You can train PPO and PPO+GRU models on these environments:
- Karel Tasks:
Karel_stair_climber,Karel_maze,Karel_top_off,Karel_four_corner,Karel_harvester - Cartpole Tasks:
Cartpole,CartpoleEasy - Parallel Park:
car - Quad:
Quad,QuadPO
To train models:
python src/scripts/train_ppo.py \
--env_id Karel_stair_climber \
--game_width 12 \
--game_height 12 \
--max_steps 50 \
--num_steps 500 \
--sparse_reward \ # for tasks with sparse reward only
--hidden_size 32 \ # hidden size of the actor
--total_timesteps 2_000_000 \
--num_envs 1 \ # num envs to run in parallel
--num_minibatches 1 \
--ppo_type original \ # set gru if you want to train PPO+GRU
--all_initial_confs \ # only for Karel_stair_climber, Karel_maze, Karel_top_off. for Karel_four_corner and Karel_harvester use --multi_initial_confs
--l1_lambda 0.0 \
--learning_rate 0.001 \
--ent_coef 0.1 \
--clip_coef 0.2 \
--exp_name nam _of_the_experiment
To train 30 seeds in parallel add --multiprocessing.

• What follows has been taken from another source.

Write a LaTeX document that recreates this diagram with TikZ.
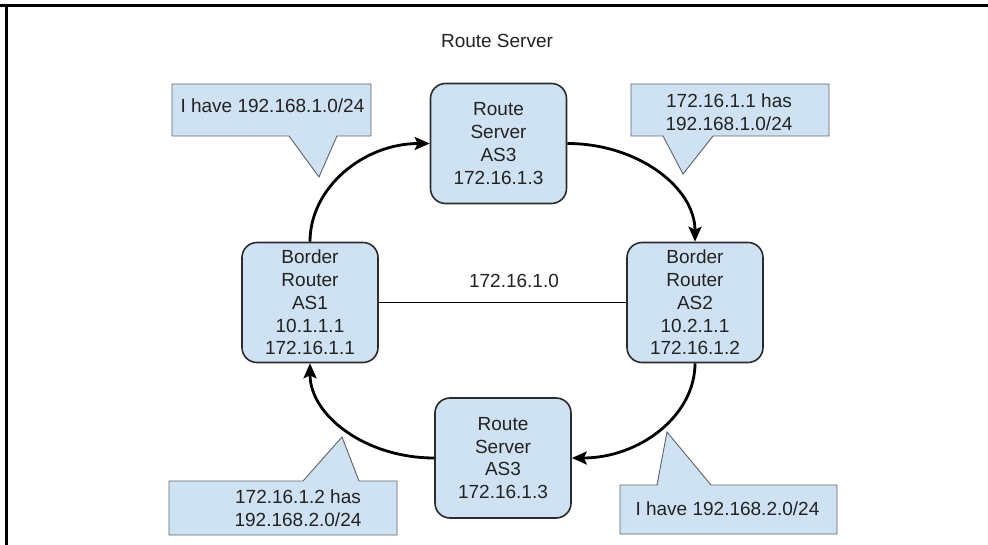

To train the wide maze (in the paper, wide maze is referred to as SparseMaze, but in the implementation, Sparse is used for sparse reward.):
--env_id Karel_maze --wide_maze
Evaluation script for karel tasks:
python src/scripts/evaluate_on_bigger_grid.py \
--task_name stair_climber \
--game_width 12 \ # details of the model you want to load
--game_height 12 \ # details of the model you want to load
--max_steps 100 \ # for evaluation
--sparse_reward \ # details of the model you want to load
--model_seed 0 \ # details of the model you want to load
--karel_seed 9 \ # initial conf seed, for reproducability
--hidden_size 32 \ # details of the model you want to load
--ppo_type original \ # details of the model you want to load
--game_width_eval 12 \ # grid width that you want to test on
--game_height_eval 12 \ # grid height that you want to test on
--learning_rate 0.0001 \ # details of the model you want to load
--ent_coef 0.1 \ # details of the model you want to load
--clip_coef 0.2 \ # details of the model you want to load
--time 1738007119 \ # timestep of the model
--record_video # to record a video of it
You can use evaluate_cartpole.py to evaluate Cartpole tasks, and evaluate_car_quad.py for Parallel park and Quad tasks.